(Stored entries)
====

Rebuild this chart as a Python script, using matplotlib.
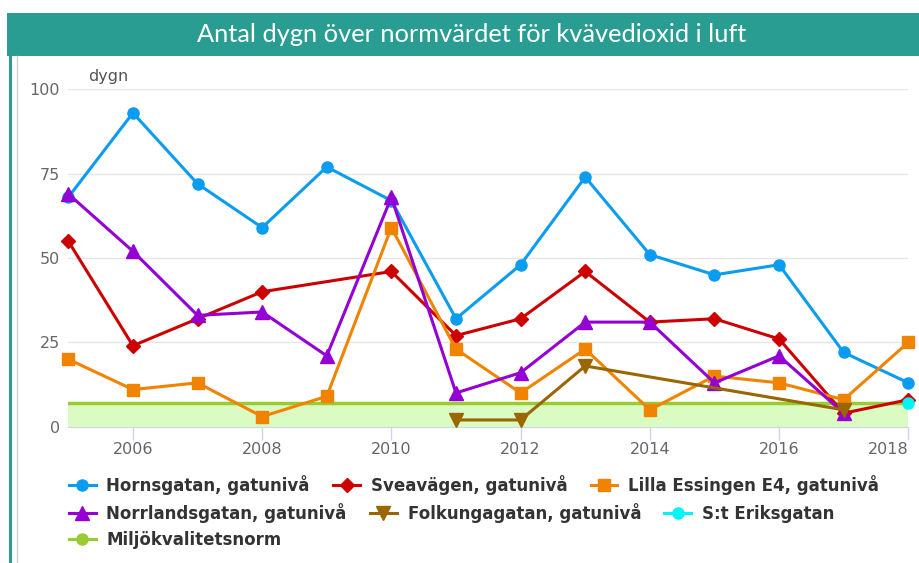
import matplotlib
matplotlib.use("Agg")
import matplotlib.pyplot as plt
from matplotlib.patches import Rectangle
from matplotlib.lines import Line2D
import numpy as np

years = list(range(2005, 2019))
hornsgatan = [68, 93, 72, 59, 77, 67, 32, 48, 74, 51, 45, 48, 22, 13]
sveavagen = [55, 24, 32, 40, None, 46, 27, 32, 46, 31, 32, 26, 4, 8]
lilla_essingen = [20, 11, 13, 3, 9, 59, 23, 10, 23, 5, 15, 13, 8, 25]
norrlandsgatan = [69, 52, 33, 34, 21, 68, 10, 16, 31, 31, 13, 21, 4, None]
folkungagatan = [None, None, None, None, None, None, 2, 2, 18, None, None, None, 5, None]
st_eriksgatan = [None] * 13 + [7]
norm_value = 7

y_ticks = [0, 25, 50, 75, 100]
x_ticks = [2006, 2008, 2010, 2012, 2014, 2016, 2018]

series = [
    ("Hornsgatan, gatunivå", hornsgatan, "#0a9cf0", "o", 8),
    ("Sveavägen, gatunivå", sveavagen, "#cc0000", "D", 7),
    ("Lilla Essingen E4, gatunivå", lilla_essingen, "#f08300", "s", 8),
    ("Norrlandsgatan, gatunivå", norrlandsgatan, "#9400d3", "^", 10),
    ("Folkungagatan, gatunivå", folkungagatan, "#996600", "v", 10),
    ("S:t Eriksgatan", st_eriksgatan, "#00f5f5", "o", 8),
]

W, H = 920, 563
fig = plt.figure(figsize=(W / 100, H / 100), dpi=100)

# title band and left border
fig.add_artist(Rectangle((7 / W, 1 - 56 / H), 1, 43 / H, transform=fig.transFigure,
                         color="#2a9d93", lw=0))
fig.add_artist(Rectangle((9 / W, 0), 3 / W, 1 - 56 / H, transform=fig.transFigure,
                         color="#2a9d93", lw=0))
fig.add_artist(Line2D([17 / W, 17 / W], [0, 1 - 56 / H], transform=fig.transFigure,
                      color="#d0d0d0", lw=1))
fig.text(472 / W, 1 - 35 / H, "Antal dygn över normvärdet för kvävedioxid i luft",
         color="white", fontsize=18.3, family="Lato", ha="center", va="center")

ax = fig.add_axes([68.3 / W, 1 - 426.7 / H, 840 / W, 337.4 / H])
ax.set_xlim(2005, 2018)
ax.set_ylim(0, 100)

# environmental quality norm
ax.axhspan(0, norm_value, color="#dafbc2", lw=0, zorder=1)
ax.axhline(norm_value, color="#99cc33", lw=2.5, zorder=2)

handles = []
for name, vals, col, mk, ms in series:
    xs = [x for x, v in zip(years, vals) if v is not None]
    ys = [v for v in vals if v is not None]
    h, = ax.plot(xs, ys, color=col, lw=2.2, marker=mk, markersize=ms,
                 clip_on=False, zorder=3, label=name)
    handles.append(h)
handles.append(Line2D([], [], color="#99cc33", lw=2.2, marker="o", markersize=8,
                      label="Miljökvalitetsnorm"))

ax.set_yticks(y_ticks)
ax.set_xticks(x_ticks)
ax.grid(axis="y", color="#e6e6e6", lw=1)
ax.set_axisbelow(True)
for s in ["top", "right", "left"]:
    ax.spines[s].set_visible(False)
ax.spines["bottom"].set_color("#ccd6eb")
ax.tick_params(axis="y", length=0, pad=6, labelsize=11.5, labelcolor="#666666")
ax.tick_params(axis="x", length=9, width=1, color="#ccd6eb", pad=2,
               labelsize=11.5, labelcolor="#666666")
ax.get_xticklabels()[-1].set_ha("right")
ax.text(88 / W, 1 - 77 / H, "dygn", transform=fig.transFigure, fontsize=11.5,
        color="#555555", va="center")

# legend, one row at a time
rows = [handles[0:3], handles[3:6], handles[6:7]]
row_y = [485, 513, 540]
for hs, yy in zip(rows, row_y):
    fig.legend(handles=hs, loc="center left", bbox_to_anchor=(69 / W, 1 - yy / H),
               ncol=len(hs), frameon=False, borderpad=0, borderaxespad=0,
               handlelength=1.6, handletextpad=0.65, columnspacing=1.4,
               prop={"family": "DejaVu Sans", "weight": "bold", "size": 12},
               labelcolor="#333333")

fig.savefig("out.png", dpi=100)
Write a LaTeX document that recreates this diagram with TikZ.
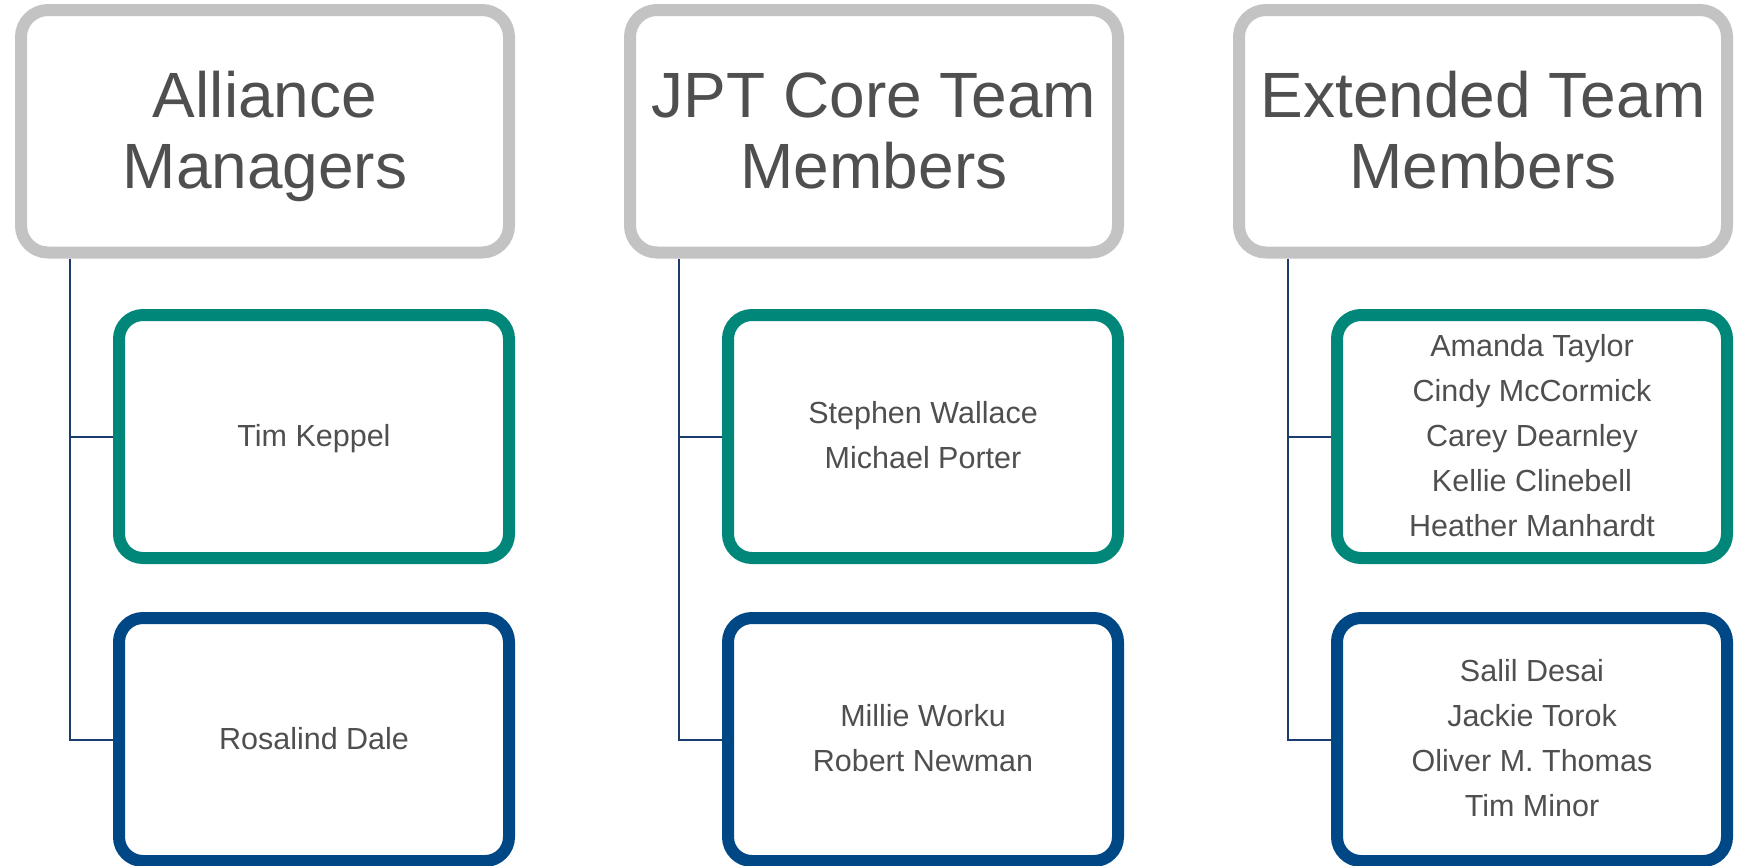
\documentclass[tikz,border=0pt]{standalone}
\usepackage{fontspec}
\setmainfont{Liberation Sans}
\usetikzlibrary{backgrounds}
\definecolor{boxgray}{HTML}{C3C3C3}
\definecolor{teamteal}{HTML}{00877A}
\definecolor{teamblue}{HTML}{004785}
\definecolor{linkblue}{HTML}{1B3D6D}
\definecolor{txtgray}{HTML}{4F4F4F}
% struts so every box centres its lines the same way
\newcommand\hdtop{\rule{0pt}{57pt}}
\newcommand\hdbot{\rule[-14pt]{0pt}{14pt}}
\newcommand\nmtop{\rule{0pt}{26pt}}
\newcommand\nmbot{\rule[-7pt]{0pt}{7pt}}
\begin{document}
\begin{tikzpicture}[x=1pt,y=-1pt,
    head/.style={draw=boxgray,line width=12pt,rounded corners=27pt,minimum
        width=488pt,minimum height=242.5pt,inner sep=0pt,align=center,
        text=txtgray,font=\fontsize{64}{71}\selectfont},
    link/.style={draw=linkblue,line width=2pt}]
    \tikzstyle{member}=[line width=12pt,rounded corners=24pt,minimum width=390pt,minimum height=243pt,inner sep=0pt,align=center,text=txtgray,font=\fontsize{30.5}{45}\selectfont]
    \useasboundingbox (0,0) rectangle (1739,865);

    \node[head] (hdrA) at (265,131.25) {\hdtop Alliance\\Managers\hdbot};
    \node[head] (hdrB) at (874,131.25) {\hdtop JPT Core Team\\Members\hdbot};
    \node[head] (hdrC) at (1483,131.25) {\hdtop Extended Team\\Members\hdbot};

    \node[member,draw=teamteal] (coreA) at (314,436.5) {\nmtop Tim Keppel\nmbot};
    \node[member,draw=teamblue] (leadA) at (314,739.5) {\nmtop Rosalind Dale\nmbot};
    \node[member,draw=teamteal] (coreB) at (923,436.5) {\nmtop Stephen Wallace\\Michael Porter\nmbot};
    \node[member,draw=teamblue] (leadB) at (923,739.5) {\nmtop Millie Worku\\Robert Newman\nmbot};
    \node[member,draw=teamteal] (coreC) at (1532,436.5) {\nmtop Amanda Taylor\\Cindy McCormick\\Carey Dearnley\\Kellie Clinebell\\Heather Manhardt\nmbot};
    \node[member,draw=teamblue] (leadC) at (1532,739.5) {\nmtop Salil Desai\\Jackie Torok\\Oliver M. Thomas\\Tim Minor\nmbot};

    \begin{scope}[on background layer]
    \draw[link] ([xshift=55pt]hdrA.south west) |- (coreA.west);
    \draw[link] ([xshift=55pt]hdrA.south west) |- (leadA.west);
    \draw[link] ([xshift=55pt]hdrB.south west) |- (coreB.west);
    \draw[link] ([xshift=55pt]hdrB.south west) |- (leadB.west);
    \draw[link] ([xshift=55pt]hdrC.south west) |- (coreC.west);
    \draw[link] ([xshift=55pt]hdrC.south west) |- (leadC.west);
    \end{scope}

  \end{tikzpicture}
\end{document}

====

Reproduce, starting at the line containing "Write a LaTeX" and stopping after the line containing "(leadC) at (1532,739.5)", each of those lines exactly and no others; leave pictures out.

Completed exercise:
Write a LaTeX document that recreates this diagram with TikZ.
\documentclass[tikz,border=0pt]{standalone}
\usepackage{fontspec}
\setmainfont{Liberation Sans}
\usetikzlibrary{backgrounds}
\definecolor{boxgray}{HTML}{C3C3C3}
\definecolor{teamteal}{HTML}{00877A}
\definecolor{teamblue}{HTML}{004785}
\definecolor{linkblue}{HTML}{1B3D6D}
\definecolor{txtgray}{HTML}{4F4F4F}
% struts so every box centres its lines the same way
\newcommand\hdtop{\rule{0pt}{57pt}}
\newcommand\hdbot{\rule[-14pt]{0pt}{14pt}}
\newcommand\nmtop{\rule{0pt}{26pt}}
\newcommand\nmbot{\rule[-7pt]{0pt}{7pt}}
\begin{document}
\begin{tikzpicture}[x=1pt,y=-1pt,
    head/.style={draw=boxgray,line width=12pt,rounded corners=27pt,minimum
        width=488pt,minimum height=242.5pt,inner sep=0pt,align=center,
        text=txtgray,font=\fontsize{64}{71}\selectfont},
    link/.style={draw=linkblue,line width=2pt}]
    \tikzstyle{member}=[line width=12pt,rounded corners=24pt,minimum width=390pt,minimum height=243pt,inner sep=0pt,align=center,text=txtgray,font=\fontsize{30.5}{45}\selectfont]
    \useasboundingbox (0,0) rectangle (1739,865);

    \node[head] (hdrA) at (265,131.25) {\hdtop Alliance\\Managers\hdbot};
    \node[head] (hdrB) at (874,131.25) {\hdtop JPT Core Team\\Members\hdbot};
    \node[head] (hdrC) at (1483,131.25) {\hdtop Extended Team\\Members\hdbot};

    \node[member,draw=teamteal] (coreA) at (314,436.5) {\nmtop Tim Keppel\nmbot};
    \node[member,draw=teamblue] (leadA) at (314,739.5) {\nmtop Rosalind Dale\nmbot};
    \node[member,draw=teamteal] (coreB) at (923,436.5) {\nmtop Stephen Wallace\\Michael Porter\nmbot};
    \node[member,draw=teamblue] (leadB) at (923,739.5) {\nmtop Millie Worku\\Robert Newman\nmbot};
    \node[member,draw=teamteal] (coreC) at (1532,436.5) {\nmtop Amanda Taylor\\Cindy McCormick\\Carey Dearnley\\Kellie Clinebell\\Heather Manhardt\nmbot};
    \node[member,draw=teamblue] (leadC) at (1532,739.5) {\nmtop Salil Desai\\Jackie Torok\\Oliver M. Thomas\\Tim Minor\nmbot};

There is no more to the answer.